(WHAT YOU WILL DO):
Copy all lines that contain the word "this".
═══
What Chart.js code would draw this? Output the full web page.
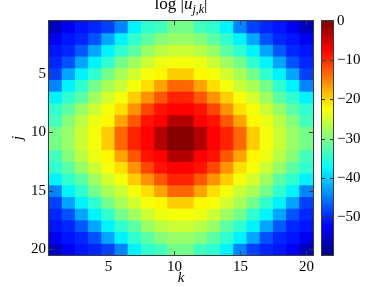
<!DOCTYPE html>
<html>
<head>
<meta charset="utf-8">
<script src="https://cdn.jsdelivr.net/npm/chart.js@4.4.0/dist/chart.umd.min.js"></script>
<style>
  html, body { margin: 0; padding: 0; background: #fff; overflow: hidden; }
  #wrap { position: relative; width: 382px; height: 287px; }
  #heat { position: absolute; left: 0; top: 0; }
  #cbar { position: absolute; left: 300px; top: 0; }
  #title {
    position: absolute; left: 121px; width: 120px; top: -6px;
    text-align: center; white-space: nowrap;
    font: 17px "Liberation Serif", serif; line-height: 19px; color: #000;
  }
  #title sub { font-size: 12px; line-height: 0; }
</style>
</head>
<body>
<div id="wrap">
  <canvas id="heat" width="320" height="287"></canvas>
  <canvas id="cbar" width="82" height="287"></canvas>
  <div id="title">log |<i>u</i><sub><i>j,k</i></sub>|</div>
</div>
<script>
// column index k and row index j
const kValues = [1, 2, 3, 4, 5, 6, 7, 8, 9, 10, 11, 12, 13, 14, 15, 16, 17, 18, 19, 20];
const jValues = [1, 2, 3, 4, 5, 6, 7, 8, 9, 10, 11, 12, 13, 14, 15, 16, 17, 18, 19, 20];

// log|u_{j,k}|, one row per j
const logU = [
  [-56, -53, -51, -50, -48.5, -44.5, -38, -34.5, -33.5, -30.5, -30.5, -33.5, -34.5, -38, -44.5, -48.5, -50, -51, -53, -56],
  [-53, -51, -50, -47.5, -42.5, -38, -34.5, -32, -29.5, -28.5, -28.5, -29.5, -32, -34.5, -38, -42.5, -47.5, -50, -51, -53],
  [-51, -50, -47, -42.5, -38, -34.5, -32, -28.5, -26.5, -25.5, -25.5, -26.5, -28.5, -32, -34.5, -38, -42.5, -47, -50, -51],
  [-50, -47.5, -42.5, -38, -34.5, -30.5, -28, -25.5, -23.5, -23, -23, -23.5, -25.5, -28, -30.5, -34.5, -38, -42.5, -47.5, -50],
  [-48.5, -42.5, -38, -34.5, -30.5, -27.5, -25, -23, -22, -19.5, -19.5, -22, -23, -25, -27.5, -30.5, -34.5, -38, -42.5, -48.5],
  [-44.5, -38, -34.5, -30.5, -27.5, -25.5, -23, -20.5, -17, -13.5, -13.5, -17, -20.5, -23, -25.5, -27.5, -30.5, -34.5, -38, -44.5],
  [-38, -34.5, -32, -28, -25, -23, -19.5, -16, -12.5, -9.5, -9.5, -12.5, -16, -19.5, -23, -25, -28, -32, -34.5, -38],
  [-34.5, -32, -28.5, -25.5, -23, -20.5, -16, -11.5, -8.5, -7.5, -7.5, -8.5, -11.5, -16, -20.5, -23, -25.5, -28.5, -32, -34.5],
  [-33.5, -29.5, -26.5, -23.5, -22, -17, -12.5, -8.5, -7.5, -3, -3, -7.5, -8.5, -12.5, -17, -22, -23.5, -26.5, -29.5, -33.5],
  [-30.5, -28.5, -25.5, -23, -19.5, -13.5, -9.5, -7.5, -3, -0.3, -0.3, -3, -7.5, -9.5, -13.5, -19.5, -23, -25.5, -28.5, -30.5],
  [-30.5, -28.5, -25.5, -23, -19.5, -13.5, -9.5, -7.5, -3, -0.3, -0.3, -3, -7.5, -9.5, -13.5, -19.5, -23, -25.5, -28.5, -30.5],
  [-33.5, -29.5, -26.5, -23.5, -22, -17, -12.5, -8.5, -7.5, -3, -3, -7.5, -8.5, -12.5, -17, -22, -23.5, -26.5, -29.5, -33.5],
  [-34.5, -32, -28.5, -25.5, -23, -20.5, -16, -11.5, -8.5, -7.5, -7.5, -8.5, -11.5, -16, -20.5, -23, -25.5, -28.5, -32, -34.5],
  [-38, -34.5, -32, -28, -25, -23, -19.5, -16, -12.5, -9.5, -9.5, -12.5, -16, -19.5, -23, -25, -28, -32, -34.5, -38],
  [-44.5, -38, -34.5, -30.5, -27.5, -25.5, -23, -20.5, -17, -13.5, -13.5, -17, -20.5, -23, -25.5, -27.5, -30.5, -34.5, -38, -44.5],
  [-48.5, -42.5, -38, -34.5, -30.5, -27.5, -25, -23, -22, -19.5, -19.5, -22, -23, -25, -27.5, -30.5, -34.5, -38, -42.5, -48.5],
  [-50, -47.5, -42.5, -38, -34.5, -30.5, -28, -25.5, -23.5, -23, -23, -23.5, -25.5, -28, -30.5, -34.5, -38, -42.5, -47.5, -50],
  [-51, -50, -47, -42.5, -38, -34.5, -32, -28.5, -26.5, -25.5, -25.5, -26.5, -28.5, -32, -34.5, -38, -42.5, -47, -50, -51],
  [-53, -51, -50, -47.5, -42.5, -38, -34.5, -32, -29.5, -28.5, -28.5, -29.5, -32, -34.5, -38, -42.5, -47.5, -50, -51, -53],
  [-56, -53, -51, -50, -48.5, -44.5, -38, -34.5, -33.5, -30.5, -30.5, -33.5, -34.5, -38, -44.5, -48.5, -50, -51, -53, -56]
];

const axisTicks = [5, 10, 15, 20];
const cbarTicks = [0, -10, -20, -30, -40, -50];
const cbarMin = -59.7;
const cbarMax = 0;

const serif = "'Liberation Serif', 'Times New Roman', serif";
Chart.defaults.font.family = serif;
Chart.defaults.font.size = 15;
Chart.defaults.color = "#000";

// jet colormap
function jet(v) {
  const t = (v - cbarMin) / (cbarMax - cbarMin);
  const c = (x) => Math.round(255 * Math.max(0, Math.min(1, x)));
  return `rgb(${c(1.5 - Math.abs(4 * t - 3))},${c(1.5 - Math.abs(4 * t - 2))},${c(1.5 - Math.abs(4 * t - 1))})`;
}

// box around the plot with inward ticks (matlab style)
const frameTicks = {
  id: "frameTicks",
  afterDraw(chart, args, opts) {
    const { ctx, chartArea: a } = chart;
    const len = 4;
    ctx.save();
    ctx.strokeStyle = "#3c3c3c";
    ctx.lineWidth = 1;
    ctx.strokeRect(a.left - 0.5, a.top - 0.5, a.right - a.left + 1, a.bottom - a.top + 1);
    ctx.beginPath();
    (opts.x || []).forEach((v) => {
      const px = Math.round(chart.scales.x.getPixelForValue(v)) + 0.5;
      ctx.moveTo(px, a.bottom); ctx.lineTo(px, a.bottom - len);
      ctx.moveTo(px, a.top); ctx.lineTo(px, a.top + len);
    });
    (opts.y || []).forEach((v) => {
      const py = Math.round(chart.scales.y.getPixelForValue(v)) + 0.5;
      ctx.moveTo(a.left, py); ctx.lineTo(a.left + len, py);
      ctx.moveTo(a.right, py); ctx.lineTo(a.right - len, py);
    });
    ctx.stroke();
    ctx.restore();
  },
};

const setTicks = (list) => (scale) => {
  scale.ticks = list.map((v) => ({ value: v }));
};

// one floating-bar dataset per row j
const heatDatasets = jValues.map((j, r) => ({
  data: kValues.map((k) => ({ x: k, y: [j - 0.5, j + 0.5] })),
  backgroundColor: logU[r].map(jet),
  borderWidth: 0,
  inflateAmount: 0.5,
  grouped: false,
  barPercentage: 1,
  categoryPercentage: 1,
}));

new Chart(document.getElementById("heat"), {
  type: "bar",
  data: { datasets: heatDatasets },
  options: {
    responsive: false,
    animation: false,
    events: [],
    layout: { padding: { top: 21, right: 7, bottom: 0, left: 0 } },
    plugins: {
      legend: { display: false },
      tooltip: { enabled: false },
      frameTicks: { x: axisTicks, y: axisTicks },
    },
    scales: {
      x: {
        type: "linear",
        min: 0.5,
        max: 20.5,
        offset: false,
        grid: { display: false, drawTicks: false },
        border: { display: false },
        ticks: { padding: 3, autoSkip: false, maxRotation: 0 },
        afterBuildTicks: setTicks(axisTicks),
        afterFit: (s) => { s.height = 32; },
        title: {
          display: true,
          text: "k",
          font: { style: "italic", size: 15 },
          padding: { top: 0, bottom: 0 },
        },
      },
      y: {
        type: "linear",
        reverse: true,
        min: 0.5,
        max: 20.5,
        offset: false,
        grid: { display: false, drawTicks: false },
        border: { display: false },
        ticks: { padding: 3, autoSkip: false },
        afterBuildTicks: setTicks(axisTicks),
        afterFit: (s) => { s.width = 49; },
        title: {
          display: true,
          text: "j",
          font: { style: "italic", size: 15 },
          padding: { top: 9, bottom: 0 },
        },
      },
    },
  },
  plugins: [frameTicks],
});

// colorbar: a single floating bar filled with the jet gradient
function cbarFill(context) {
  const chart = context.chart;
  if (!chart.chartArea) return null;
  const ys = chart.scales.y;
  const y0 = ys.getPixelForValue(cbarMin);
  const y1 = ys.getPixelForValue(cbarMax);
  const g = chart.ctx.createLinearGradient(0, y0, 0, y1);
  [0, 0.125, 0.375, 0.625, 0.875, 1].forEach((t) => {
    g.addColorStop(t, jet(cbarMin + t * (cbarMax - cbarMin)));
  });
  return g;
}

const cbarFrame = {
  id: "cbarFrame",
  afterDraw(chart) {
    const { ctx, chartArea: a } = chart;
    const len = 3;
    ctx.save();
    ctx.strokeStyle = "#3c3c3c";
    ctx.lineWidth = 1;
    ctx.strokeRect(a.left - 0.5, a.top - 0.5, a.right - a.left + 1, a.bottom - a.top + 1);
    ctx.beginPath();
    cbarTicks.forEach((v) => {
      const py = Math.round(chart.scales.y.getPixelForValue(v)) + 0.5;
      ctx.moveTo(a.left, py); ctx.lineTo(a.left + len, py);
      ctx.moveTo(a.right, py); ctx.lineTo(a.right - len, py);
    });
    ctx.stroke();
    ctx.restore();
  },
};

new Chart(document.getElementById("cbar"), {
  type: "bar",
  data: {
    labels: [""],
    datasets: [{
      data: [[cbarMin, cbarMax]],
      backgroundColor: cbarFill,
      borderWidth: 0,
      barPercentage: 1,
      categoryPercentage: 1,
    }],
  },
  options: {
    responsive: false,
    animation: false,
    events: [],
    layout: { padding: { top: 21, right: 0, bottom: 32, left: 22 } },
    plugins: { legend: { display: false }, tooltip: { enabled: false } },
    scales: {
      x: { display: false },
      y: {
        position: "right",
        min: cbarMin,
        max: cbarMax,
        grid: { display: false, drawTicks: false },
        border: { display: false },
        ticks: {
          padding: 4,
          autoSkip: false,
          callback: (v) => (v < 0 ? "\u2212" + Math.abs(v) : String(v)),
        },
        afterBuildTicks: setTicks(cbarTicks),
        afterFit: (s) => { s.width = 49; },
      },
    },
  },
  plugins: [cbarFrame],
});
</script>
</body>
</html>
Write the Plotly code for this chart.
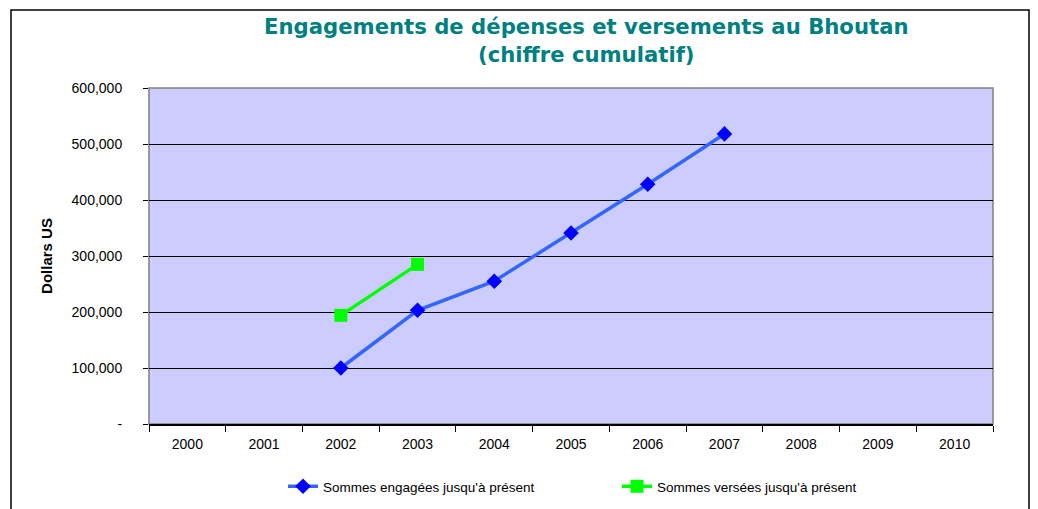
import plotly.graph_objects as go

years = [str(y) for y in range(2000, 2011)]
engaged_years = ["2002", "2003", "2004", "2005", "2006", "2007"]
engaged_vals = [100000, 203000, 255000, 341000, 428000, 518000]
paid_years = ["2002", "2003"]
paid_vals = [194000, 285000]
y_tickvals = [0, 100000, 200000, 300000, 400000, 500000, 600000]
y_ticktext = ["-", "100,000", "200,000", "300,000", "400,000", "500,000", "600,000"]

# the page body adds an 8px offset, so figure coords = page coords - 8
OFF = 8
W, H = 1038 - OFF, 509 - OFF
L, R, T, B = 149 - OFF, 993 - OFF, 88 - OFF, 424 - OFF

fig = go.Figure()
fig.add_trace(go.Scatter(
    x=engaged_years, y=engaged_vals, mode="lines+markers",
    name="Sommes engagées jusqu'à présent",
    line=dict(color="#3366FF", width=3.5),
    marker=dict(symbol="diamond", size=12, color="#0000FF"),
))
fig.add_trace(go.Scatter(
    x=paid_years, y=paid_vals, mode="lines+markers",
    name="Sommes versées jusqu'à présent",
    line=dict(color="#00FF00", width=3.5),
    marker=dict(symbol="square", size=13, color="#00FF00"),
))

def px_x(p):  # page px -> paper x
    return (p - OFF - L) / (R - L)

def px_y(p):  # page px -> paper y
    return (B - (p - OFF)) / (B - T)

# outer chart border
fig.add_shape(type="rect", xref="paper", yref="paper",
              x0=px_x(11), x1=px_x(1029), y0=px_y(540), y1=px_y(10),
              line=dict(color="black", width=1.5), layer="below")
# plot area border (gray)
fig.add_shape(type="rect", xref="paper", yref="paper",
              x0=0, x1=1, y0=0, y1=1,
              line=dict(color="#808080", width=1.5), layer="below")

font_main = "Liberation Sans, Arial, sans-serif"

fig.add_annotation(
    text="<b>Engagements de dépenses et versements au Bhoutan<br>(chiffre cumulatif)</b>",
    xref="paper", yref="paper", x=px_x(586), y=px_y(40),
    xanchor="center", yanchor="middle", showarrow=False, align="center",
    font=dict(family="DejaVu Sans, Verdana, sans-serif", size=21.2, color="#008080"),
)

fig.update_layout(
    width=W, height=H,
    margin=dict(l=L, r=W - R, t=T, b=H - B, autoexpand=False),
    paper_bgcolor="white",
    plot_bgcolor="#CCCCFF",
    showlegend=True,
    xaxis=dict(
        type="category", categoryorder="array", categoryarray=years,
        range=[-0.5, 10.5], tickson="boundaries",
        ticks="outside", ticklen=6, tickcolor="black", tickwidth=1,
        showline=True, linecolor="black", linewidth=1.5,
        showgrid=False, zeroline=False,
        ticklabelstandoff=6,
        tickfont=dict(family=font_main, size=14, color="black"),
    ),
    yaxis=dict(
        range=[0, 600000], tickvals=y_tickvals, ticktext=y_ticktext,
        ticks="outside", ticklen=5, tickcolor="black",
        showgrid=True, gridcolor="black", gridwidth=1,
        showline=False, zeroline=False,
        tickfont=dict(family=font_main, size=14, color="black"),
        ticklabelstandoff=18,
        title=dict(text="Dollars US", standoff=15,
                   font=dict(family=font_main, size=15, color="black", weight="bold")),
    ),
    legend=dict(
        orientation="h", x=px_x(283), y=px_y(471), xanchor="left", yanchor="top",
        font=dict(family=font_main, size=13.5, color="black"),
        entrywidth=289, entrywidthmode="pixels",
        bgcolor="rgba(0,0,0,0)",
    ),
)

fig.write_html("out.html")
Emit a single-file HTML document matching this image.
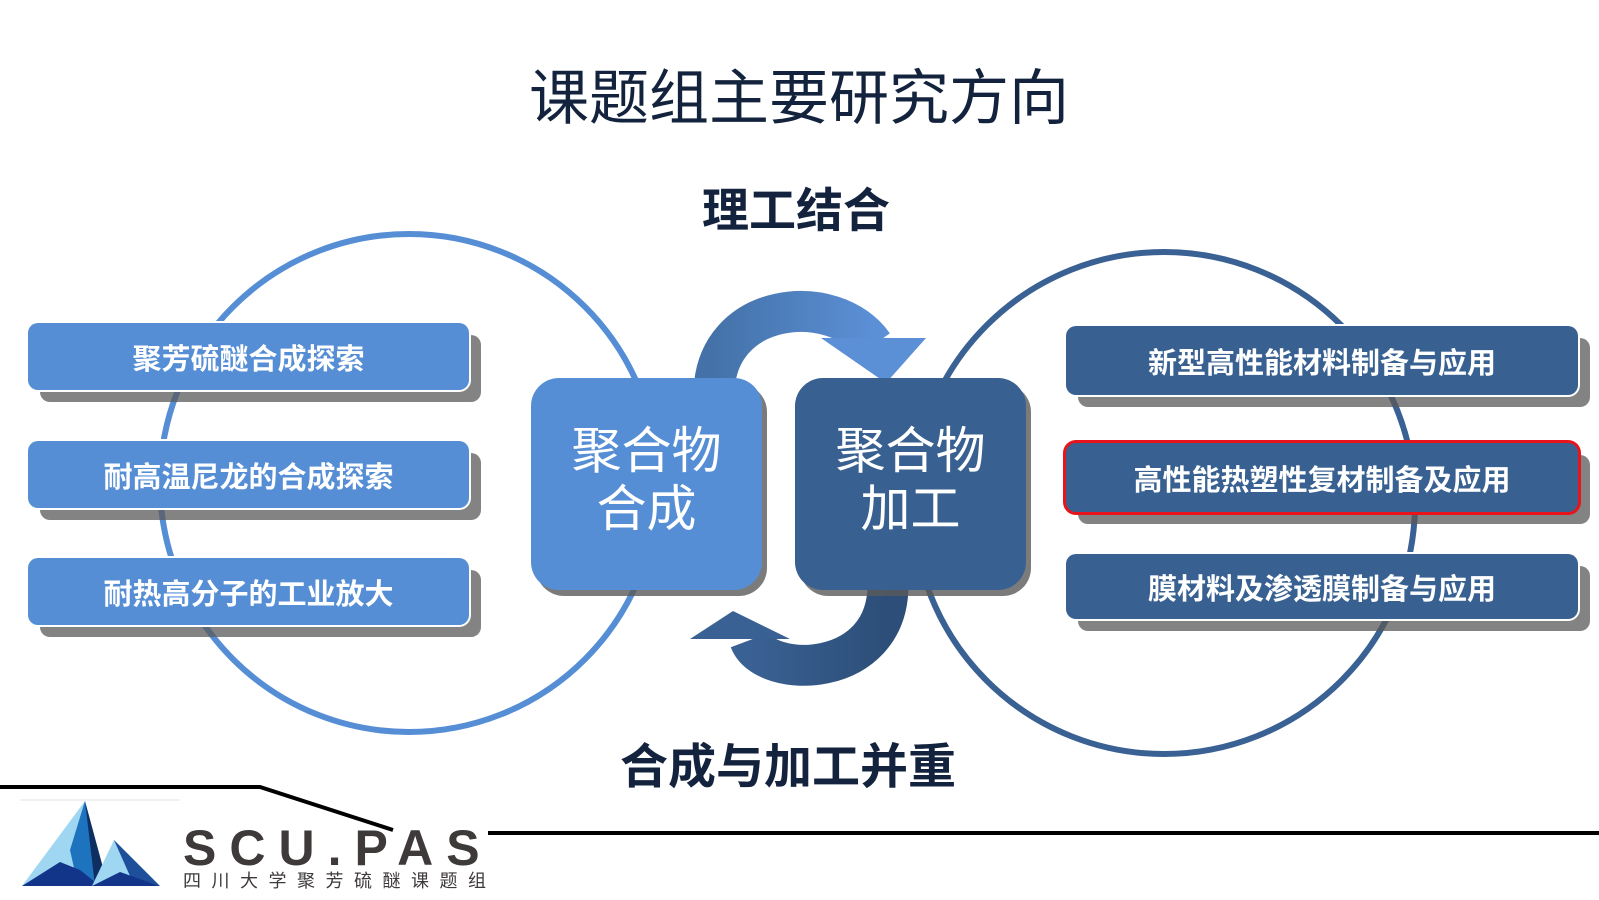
═══
(OUTPUT):
What Chart.js code would draw this? Output the full web page.
Write the Plotly code for this chart.
Emit a single-file HTML document matching this image.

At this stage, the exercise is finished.